## begin

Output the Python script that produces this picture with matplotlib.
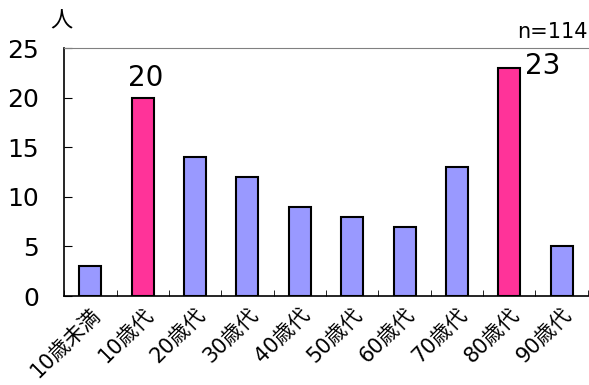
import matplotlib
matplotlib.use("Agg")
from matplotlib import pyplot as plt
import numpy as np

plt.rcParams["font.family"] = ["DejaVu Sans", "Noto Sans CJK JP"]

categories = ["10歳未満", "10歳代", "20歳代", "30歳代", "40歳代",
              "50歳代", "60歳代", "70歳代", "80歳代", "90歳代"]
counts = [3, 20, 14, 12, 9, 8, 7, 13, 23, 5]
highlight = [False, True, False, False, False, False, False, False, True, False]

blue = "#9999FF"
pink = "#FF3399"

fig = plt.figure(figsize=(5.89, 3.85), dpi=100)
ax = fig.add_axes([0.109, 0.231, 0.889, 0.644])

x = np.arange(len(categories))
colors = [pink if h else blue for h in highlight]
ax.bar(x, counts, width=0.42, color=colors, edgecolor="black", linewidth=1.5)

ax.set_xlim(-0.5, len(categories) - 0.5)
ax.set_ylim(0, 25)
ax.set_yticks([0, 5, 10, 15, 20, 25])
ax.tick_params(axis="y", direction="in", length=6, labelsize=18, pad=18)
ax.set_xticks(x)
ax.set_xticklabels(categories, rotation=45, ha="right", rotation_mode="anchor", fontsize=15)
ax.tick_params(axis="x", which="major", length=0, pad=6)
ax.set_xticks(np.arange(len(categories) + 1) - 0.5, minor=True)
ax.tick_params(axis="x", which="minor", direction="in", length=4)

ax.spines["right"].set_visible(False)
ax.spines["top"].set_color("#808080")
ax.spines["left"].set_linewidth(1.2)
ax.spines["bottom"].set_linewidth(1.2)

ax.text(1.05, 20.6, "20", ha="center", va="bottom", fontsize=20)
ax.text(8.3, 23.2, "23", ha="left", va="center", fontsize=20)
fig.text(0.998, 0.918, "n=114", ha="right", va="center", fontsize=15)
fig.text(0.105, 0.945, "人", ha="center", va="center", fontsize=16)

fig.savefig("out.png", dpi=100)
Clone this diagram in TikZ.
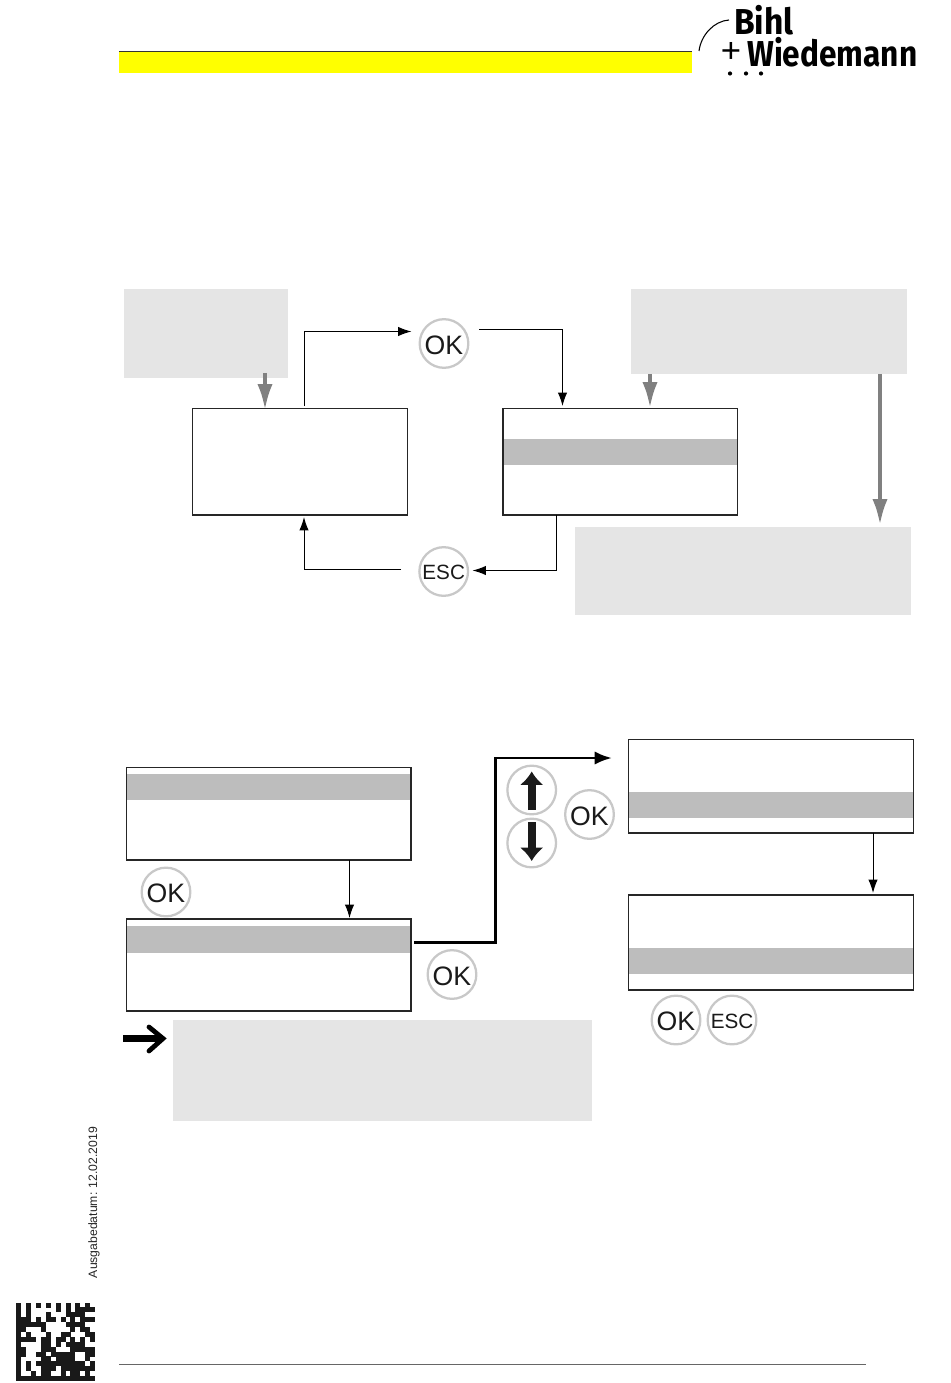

## end

* **The exercise**
Transcribe all entries above exactly. Drop the pictures.

* **Response**
Output the Python script that produces this picture with matplotlib.
import matplotlib
matplotlib.use("Agg")
from matplotlib import pyplot as plt
import numpy as np

plt.rcParams["font.family"] = ["DejaVu Sans", "Noto Sans CJK JP"]

categories = ["10歳未満", "10歳代", "20歳代", "30歳代", "40歳代",
              "50歳代", "60歳代", "70歳代", "80歳代", "90歳代"]
counts = [3, 20, 14, 12, 9, 8, 7, 13, 23, 5]
highlight = [False, True, False, False, False, False, False, False, True, False]

blue = "#9999FF"
pink = "#FF3399"

fig = plt.figure(figsize=(5.89, 3.85), dpi=100)
ax = fig.add_axes([0.109, 0.231, 0.889, 0.644])

x = np.arange(len(categories))
colors = [pink if h else blue for h in highlight]
ax.bar(x, counts, width=0.42, color=colors, edgecolor="black", linewidth=1.5)

ax.set_xlim(-0.5, len(categories) - 0.5)
ax.set_ylim(0, 25)
ax.set_yticks([0, 5, 10, 15, 20, 25])
ax.tick_params(axis="y", direction="in", length=6, labelsize=18, pad=18)
ax.set_xticks(x)
ax.set_xticklabels(categories, rotation=45, ha="right", rotation_mode="anchor", fontsize=15)
ax.tick_params(axis="x", which="major", length=0, pad=6)
ax.set_xticks(np.arange(len(categories) + 1) - 0.5, minor=True)
ax.tick_params(axis="x", which="minor", direction="in", length=4)

ax.spines["right"].set_visible(False)
ax.spines["top"].set_color("#808080")
ax.spines["left"].set_linewidth(1.2)
ax.spines["bottom"].set_linewidth(1.2)

ax.text(1.05, 20.6, "20", ha="center", va="bottom", fontsize=20)
ax.text(8.3, 23.2, "23", ha="left", va="center", fontsize=20)
fig.text(0.998, 0.918, "n=114", ha="right", va="center", fontsize=15)
fig.text(0.105, 0.945, "人", ha="center", va="center", fontsize=16)

fig.savefig("out.png", dpi=100)
Clone this diagram in TikZ.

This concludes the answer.